# Laptop usb Sound card suggestions Room EQ



## engtaz (Jul 9, 2010)

I am looking to get a Laptop usb EXT Sound card to use with Room EQ. Does anyone have suggestions? Please give various price ranges, that way others reading this thread can pick one in their price range.

Thanks


----------



## Mike_WI (Feb 26, 2009)

engtaz said:


> I am looking to get a Laptop usb EXT Sound card to use with Room EQ. Does anyone have suggestions? Please give various price ranges, that way others reading this thread can pick one in their price range.
> 
> Thanks


I'm not sure, but I think the HomeTheaterShack has the most info on this.

Mike


----------



## sandbagger (Oct 10, 2009)

are you talking about for use with REW?


----------



## D.T.MIKE (Feb 14, 2010)

Engtaz assuming you want to use the REW program from HTS Behringer is one of the most recommended usb external sound cards.

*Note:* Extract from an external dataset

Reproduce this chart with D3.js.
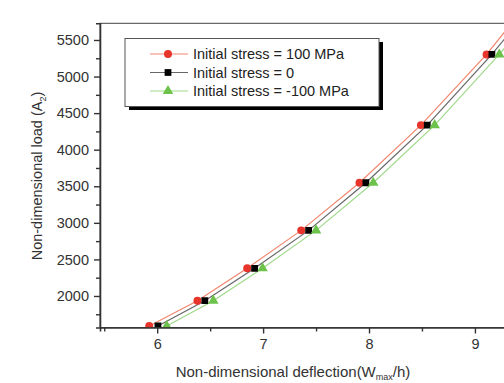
<!DOCTYPE html>
<html>
<head>
<meta charset="utf-8">
<script src="https://cdn.jsdelivr.net/npm/d3@7"></script>
<style>
  body { margin: 0; background: #fff; }
  svg { font-family: "Liberation Sans", Arial, sans-serif; }
</style>
</head>
<body>
<script>
let width = 504;
let height = 383;

// load values (shared by all three series)
const loads = [1590, 1936, 2378, 2897, 3548, 4336, 5302, 6400];
// deflection for each initial stress
const deflPos100 = [5.925, 6.38, 6.85, 7.36, 7.91, 8.49, 9.11, 9.72];
const deflZero   = [6.007, 6.45, 6.92, 7.43, 7.97, 8.55, 9.16, 9.78];
const deflNeg100 = [6.09, 6.53, 6.995, 7.5, 8.04, 8.62, 9.23, 9.85];

const seriesNames = ['Initial stress = 100 MPa', 'Initial stress = 0', 'Initial stress = -100 MPa'];
const xMajor = [6, 7, 8, 9];
const xMinor = [5.5, 6.5, 7.5, 8.5, 9.5];
const yMajor = [2000, 2500, 3000, 3500, 4000, 4500, 5000, 5500];
const yMinor = [1750, 2250, 2750, 3250, 3750, 4250, 4750, 5250];

const series = [
  {name: seriesNames[0], x: deflPos100, color: '#e8352b', line: '#f2866e', shape: 'circle'},
  {name: seriesNames[1], x: deflZero, color: '#000', line: '#666', shape: 'square'},
  {name: seriesNames[2], x: deflNeg100, color: '#6cc24a', line: '#9fd98a', shape: 'triangle'}
];

const pLeft = 100, pRight = 530, pTop = 23.3, pBottom = 327.5;

const x = d3.scaleLinear().domain([5.46, 9.52]).range([pLeft, pRight]);
const y = d3.scaleLinear().domain([1569, 5728]).range([pBottom, pTop]);

const svg = d3.select('body')
  .append('svg')
  .attr('width', width)
  .attr('height', height);

svg.append('defs').append('clipPath').attr('id', 'clip')
  .append('rect')
    .attr('x', pLeft).attr('y', pTop)
    .attr('width', pRight - pLeft).attr('height', pBottom - pTop);

// frame
svg.append('rect')
  .attr('x', pLeft).attr('y', pTop)
  .attr('width', pRight - pLeft).attr('height', pBottom - pTop)
  .attr('fill', 'none')
  .attr('stroke', '#444')
  .attr('stroke-width', 1);

function symbolFor(shape) {
  if (shape === 'circle') return d3.symbol(d3.symbolCircle, 50)();
  if (shape === 'square') return d3.symbol(d3.symbolSquare, 46)();
  return d3.symbol(d3.symbolTriangle, 48)();
}

const plot = svg.append('g').attr('clip-path', 'url(#clip)');

series.forEach(function(s) {
  const pts = loads.map(function(l, i) { return [s.x[i], l]; });
  plot.append('path').datum(pts)
    .attr('d', d3.line().x(d => x(d[0])).y(d => y(d[1])))
    .attr('fill', 'none')
    .attr('stroke', s.line)
    .attr('stroke-width', 1.2);
});
series.forEach(function(s) {
  const pts = loads.map(function(l, i) { return [s.x[i], l]; });
  plot.selectAll(null).data(pts)
    .enter().append('path')
      .attr('transform', d => 'translate(' + x(d[0]) + ',' + y(d[1]) + ')')
      .attr('d', symbolFor(s.shape))
      .attr('fill', s.color);
});

// axes
function styleAxis(g) {
  g.selectAll('.domain').attr('stroke', '#333').attr('stroke-width', 1.6);
  g.selectAll('.tick line').attr('stroke', '#333').attr('stroke-width', 1.4);
  g.selectAll('.tick text').attr('fill', '#333').style('font-size', '14.5px');
}

const gx = svg.append('g').attr('transform', 'translate(0,' + pBottom + ')')
  .call(d3.axisBottom(x).tickValues(xMajor).tickSize(6).tickPadding(5).tickFormat(d3.format('d')));
gx.call(styleAxis);
gx.select('.domain').remove();
svg.append('g').attr('transform', 'translate(0,' + pBottom + ')')
  .call(d3.axisBottom(x).tickValues(xMinor).tickSize(4).tickFormat(''))
  .call(styleAxis);

const gy = svg.append('g').attr('transform', 'translate(' + pLeft + ',0)')
  .call(d3.axisLeft(y).tickValues(yMajor).tickSize(6).tickPadding(5).tickFormat(d3.format('d')));
gy.call(styleAxis);
gy.select('.domain').remove();
svg.append('g').attr('transform', 'translate(' + pLeft + ',0)')
  .call(d3.axisLeft(y).tickValues(yMinor).tickSize(4).tickFormat(''))
  .call(styleAxis);

// axis titles
const xt = svg.append('text')
  .attr('x', 293).attr('y', 377)
  .attr('text-anchor', 'middle')
  .attr('fill', '#333')
  .style('font-size', '15px');
xt.append('tspan').text('Non-dimensional deflection(W');
xt.append('tspan').attr('dy', 3).style('font-size', '9px').text('max');
xt.append('tspan').attr('dy', -3).text('/h)');

const yt = svg.append('text')
  .attr('transform', 'translate(42,176) rotate(-90)')
  .attr('text-anchor', 'middle')
  .attr('fill', '#333')
  .style('font-size', '14.5px');
yt.append('tspan').text('Non-dimensional load (A');
yt.append('tspan').attr('dy', 4).style('font-size', '9px').text('2');
yt.append('tspan').attr('dy', -4).text(')');

// legend
const lg = svg.append('g');
lg.append('rect')
  .attr('x', 129).attr('y', 42)
  .attr('width', 254).attr('height', 68)
  .attr('fill', '#000');
lg.append('rect')
  .attr('x', 125).attr('y', 38.5)
  .attr('width', 254).attr('height', 68)
  .attr('fill', '#fff')
  .attr('stroke', '#555')
  .attr('stroke-width', 1);

series.forEach(function(s, i) {
  const yy = 54 + i * 18.5;
  lg.append('line')
    .attr('x1', 150).attr('x2', 188)
    .attr('y1', yy).attr('y2', yy)
    .attr('stroke', s.line).attr('stroke-width', 1.2);
  lg.append('path')
    .attr('transform', 'translate(168,' + yy + ')')
    .attr('d', symbolFor(s.shape))
    .attr('fill', s.color);
  lg.append('text')
    .attr('x', 193).attr('y', yy + 5)
    .attr('fill', '#222')
    .style('font-size', '14.5px')
    .text(s.name);
});
</script>
</body>
</html>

I tried going cheaper the first time and then got the Behringer which works great.
http://www.behringer.com/EN/Products/UCA202.aspx


----------



## engtaz (Jul 9, 2010)

HTS has some recommended but I was looking for more options.


----------



## dane (Aug 30, 2007)

I use an M-Audio MobilePre ... bought it used for around $75 shipped I think ... try eBay? but it looks like Amazon has the Behringer UCA202 for $28 shipped..

..dane


----------